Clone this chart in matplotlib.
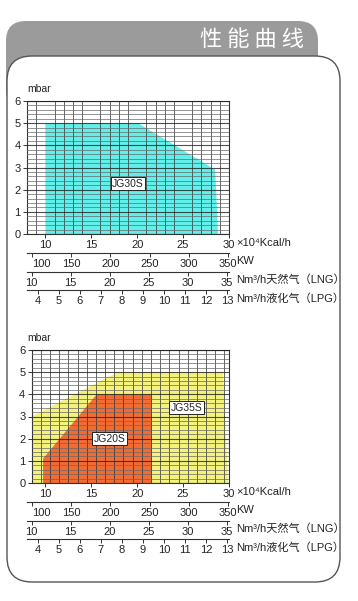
import matplotlib
matplotlib.use("Agg")
import matplotlib.pyplot as plt
from matplotlib.patches import FancyBboxPatch
import numpy as np

plt.rcParams["font.family"] = ["Liberation Sans", "Noto Sans CJK SC", "DejaVu Sans"]

W, H = 358, 601

# ---- data ----
pressure_ticks = [0, 1, 2, 3, 4, 5, 6]
kcal_ticks = [10, 15, 20, 25, 30]
kw_ticks = [100, 150, 200, 250, 300, 350]
lng_ticks = [10, 15, 20, 25, 30, 35]
lpg_ticks = [4, 5, 6, 7, 8, 9, 10, 11, 12, 13]

# conversions to x10^4 kcal/h
KW_PER_UNIT = 11.7
LNG_FACTOR = 0.85
LPG_FACTOR = 2.29

jg30s_x = [10, 10, 20.1, 28.5, 28.8]
jg30s_y = [0, 5, 5, 2.9, 0]

jg35s_x = [8.5, 8.5, 17.9, 29.35, 29.9]
jg35s_y = [0, 3.0, 5, 5, 0]

jg20s_x = [9.75, 9.75, 15.6, 21.6, 21.6]
jg20s_y = [0, 1.1, 4.0, 4.0, 0]

unit_labels = ["×10⁴Kcal/h", "KW", "Nm³/h天然气（LNG）", "Nm³/h液化气（LPG）"]

TXT = "#222222"
FS = 8


def px_rect(x0, y0, x1, y1):
    return [x0 / W, 1 - y1 / H, (x1 - x0) / W, (y1 - y0) / H]


fig = plt.figure(figsize=(W / 100, H / 100), dpi=100)

# background: grey tab + white rounded panel
bg = fig.add_axes([0, 0, 1, 1], zorder=0)
bg.set_xlim(0, W)
bg.set_ylim(0, H)
bg.axis("off")
bg.add_patch(FancyBboxPatch((6, H - 110), 312, 89, boxstyle="round,pad=0,rounding_size=20",
                            fc="#9b9b9b", ec="none"))
bg.add_patch(FancyBboxPatch((7, H - 582), 333, 526, boxstyle="round,pad=0,rounding_size=25",
                            fc="white", ec="#555555", lw=1.0))
bg.text(304, H - 40, "性 能 曲 线", color="white", fontsize=16, ha="right", va="center",
        family=["Noto Sans CJK SC", "DejaVu Sans"])


def main_chart(x0, x1, y0, y1, xlim, minor_x, polys, labels):
    ax = fig.add_axes(px_rect(x0, y0, x1, y1), zorder=2)
    ax.set_xlim(*xlim)
    ax.set_ylim(0, 6)
    for xs, ys, col in polys:
        ax.fill(xs, ys, color=col, lw=0, zorder=1)
    ax.set_xticks(kcal_ticks)
    ax.set_xticks(minor_x, minor=True)
    ax.set_yticks(pressure_ticks)
    ax.set_yticks(np.round(np.arange(0, 6.01, 0.2), 1), minor=True)
    ax.tick_params(which="minor", length=0)
    ax.tick_params(which="major", length=3, width=0.7, color="#333333",
                   labelsize=FS, labelcolor=TXT, pad=1.5)
    ax.set_axisbelow(False)
    ax.grid(which="minor", axis="x", color="#333333", lw=0.7, alpha=0.75)
    ax.grid(which="minor", axis="y", color="#666666", lw=0.7, alpha=0.7)
    ax.grid(which="major", axis="y", color="#222222", lw=0.8, alpha=0.8)
    for s in ax.spines.values():
        s.set_color("#333333")
        s.set_linewidth(0.8)
    for xt, yt, txt in labels:
        ax.text(xt, yt, txt, fontsize=7.5, ha="center", va="center", color=TXT, zorder=5,
                bbox=dict(boxstyle="square,pad=0.15", fc="white", ec="#222222", lw=0.7))
    fig.text(27 / W, 1 - (y0 - 12) / H, "mbar", fontsize=7.5, color=TXT, ha="left", va="center")
    return ax


def scale_row(y_line, ticks, pos, first_left=False):
    ax = fig.add_axes(px_rect(27, y_line - 0.5, 229, y_line), zorder=2)
    ax.set_facecolor("none")
    ax.set_xlim(8, 30)
    for k in ["top", "left", "right"]:
        ax.spines[k].set_visible(False)
    ax.spines["bottom"].set_color("#333333")
    ax.spines["bottom"].set_linewidth(0.8)
    ax.set_yticks([])
    ax.set_xticks(pos)
    ax.set_xticklabels([str(t) for t in ticks])
    ax.tick_params(axis="x", length=3, width=0.7, color="#333333", labelsize=FS,
                   labelcolor=TXT, pad=1)
    if first_left:
        ax.get_xticklabels()[0].set_horizontalalignment("left")
    return ax


def unit_text(y_px, txt):
    fig.text(236 / W, 1 - y_px / H, txt, fontsize=FS, color=TXT, ha="left", va="center")


def chart_block(y_zero, x0, xlim, minor_x, polys, labels):
    main_chart(x0, 229, y_zero - 133, y_zero, xlim, minor_x, polys, labels)
    kw_pos = [v / KW_PER_UNIT for v in kw_ticks]
    lng_pos = [v * LNG_FACTOR for v in lng_ticks]
    lpg_pos = [v * LPG_FACTOR for v in lpg_ticks]
    scale_row(y_zero + 19, kw_ticks, kw_pos, first_left=True)
    scale_row(y_zero + 38, lng_ticks, lng_pos)
    scale_row(y_zero + 56, lpg_ticks, lpg_pos)
    unit_text(y_zero + 9, unit_labels[0])
    unit_text(y_zero + 27, unit_labels[1])
    unit_text(y_zero + 46, unit_labels[2])
    unit_text(y_zero + 65, unit_labels[3])


px_per_unit = 202 / 22

chart_block(234, 27, (8, 30), np.arange(8, 31, 1),
            [(jg30s_x, jg30s_y, "#62efe9")],
            [(19.0, 2.27, "JG30S")])

chart_block(483, 27 + 0.5 * px_per_unit, (8.5, 30), np.arange(8.5, 30.1, 1),
            [(jg35s_x, jg35s_y, "#f3f27c"), (jg20s_x, jg20s_y, "#f26b32")],
            [(17.0, 2.0, "JG20S"), (25.4, 3.4, "JG35S")])

fig.savefig("out.png", dpi=100)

+--

• YOUR TASK: Exclude the pictures. Write out the remaining data exactly.

• FINISHED TASK:
Clone this chart in matplotlib.
import matplotlib
matplotlib.use("Agg")
import matplotlib.pyplot as plt
from matplotlib.patches import FancyBboxPatch
import numpy as np

plt.rcParams["font.family"] = ["Liberation Sans", "Noto Sans CJK SC", "DejaVu Sans"]

W, H = 358, 601

# ---- data ----
pressure_ticks = [0, 1, 2, 3, 4, 5, 6]
kcal_ticks = [10, 15, 20, 25, 30]
kw_ticks = [100, 150, 200, 250, 300, 350]
lng_ticks = [10, 15, 20, 25, 30, 35]
lpg_ticks = [4, 5, 6, 7, 8, 9, 10, 11, 12, 13]

# conversions to x10^4 kcal/h
KW_PER_UNIT = 11.7
LNG_FACTOR = 0.85
LPG_FACTOR = 2.29

jg30s_x = [10, 10, 20.1, 28.5, 28.8]
jg30s_y = [0, 5, 5, 2.9, 0]

jg35s_x = [8.5, 8.5, 17.9, 29.35, 29.9]
jg35s_y = [0, 3.0, 5, 5, 0]

jg20s_x = [9.75, 9.75, 15.6, 21.6, 21.6]
jg20s_y = [0, 1.1, 4.0, 4.0, 0]

unit_labels = ["×10⁴Kcal/h", "KW", "Nm³/h天然气（LNG）", "Nm³/h液化气（LPG）"]

TXT = "#222222"
FS = 8


def px_rect(x0, y0, x1, y1):
    return [x0 / W, 1 - y1 / H, (x1 - x0) / W, (y1 - y0) / H]


fig = plt.figure(figsize=(W / 100, H / 100), dpi=100)

# background: grey tab + white rounded panel
bg = fig.add_axes([0, 0, 1, 1], zorder=0)
bg.set_xlim(0, W)
bg.set_ylim(0, H)
bg.axis("off")
bg.add_patch(FancyBboxPatch((6, H - 110), 312, 89, boxstyle="round,pad=0,rounding_size=20",
                            fc="#9b9b9b", ec="none"))
bg.add_patch(FancyBboxPatch((7, H - 582), 333, 526, boxstyle="round,pad=0,rounding_size=25",
                            fc="white", ec="#555555", lw=1.0))
bg.text(304, H - 40, "性 能 曲 线", color="white", fontsize=16, ha="right", va="center",
        family=["Noto Sans CJK SC", "DejaVu Sans"])


def main_chart(x0, x1, y0, y1, xlim, minor_x, polys, labels):
    ax = fig.add_axes(px_rect(x0, y0, x1, y1), zorder=2)
    ax.set_xlim(*xlim)
    ax.set_ylim(0, 6)
    for xs, ys, col in polys:
        ax.fill(xs, ys, color=col, lw=0, zorder=1)
    ax.set_xticks(kcal_ticks)
    ax.set_xticks(minor_x, minor=True)
    ax.set_yticks(pressure_ticks)
    ax.set_yticks(np.round(np.arange(0, 6.01, 0.2), 1), minor=True)
    ax.tick_params(which="minor", length=0)
    ax.tick_params(which="major", length=3, width=0.7, color="#333333",
                   labelsize=FS, labelcolor=TXT, pad=1.5)
    ax.set_axisbelow(False)
    ax.grid(which="minor", axis="x", color="#333333", lw=0.7, alpha=0.75)
    ax.grid(which="minor", axis="y", color="#666666", lw=0.7, alpha=0.7)
    ax.grid(which="major", axis="y", color="#222222", lw=0.8, alpha=0.8)
    for s in ax.spines.values():
        s.set_color("#333333")
        s.set_linewidth(0.8)
    for xt, yt, txt in labels:
        ax.text(xt, yt, txt, fontsize=7.5, ha="center", va="center", color=TXT, zorder=5,
                bbox=dict(boxstyle="square,pad=0.15", fc="white", ec="#222222", lw=0.7))
    fig.text(27 / W, 1 - (y0 - 12) / H, "mbar", fontsize=7.5, color=TXT, ha="left", va="center")
    return ax


def scale_row(y_line, ticks, pos, first_left=False):
    ax = fig.add_axes(px_rect(27, y_line - 0.5, 229, y_line), zorder=2)
    ax.set_facecolor("none")
    ax.set_xlim(8, 30)
    for k in ["top", "left", "right"]:
        ax.spines[k].set_visible(False)
    ax.spines["bottom"].set_color("#333333")
    ax.spines["bottom"].set_linewidth(0.8)
    ax.set_yticks([])
    ax.set_xticks(pos)
    ax.set_xticklabels([str(t) for t in ticks])
    ax.tick_params(axis="x", length=3, width=0.7, color="#333333", labelsize=FS,
                   labelcolor=TXT, pad=1)
    if first_left:
        ax.get_xticklabels()[0].set_horizontalalignment("left")
    return ax


def unit_text(y_px, txt):
    fig.text(236 / W, 1 - y_px / H, txt, fontsize=FS, color=TXT, ha="left", va="center")


def chart_block(y_zero, x0, xlim, minor_x, polys, labels):
    main_chart(x0, 229, y_zero - 133, y_zero, xlim, minor_x, polys, labels)
    kw_pos = [v / KW_PER_UNIT for v in kw_ticks]
    lng_pos = [v * LNG_FACTOR for v in lng_ticks]
    lpg_pos = [v * LPG_FACTOR for v in lpg_ticks]
    scale_row(y_zero + 19, kw_ticks, kw_pos, first_left=True)
    scale_row(y_zero + 38, lng_ticks, lng_pos)
    scale_row(y_zero + 56, lpg_ticks, lpg_pos)
    unit_text(y_zero + 9, unit_labels[0])
    unit_text(y_zero + 27, unit_labels[1])
    unit_text(y_zero + 46, unit_labels[2])
    unit_text(y_zero + 65, unit_labels[3])


px_per_unit = 202 / 22

chart_block(234, 27, (8, 30), np.arange(8, 31, 1),
            [(jg30s_x, jg30s_y, "#62efe9")],
            [(19.0, 2.27, "JG30S")])

chart_block(483, 27 + 0.5 * px_per_unit, (8.5, 30), np.arange(8.5, 30.1, 1),
            [(jg35s_x, jg35s_y, "#f3f27c"), (jg20s_x, jg20s_y, "#f26b32")],
            [(17.0, 2.0, "JG20S"), (25.4, 3.4, "JG35S")])

fig.savefig("out.png", dpi=100)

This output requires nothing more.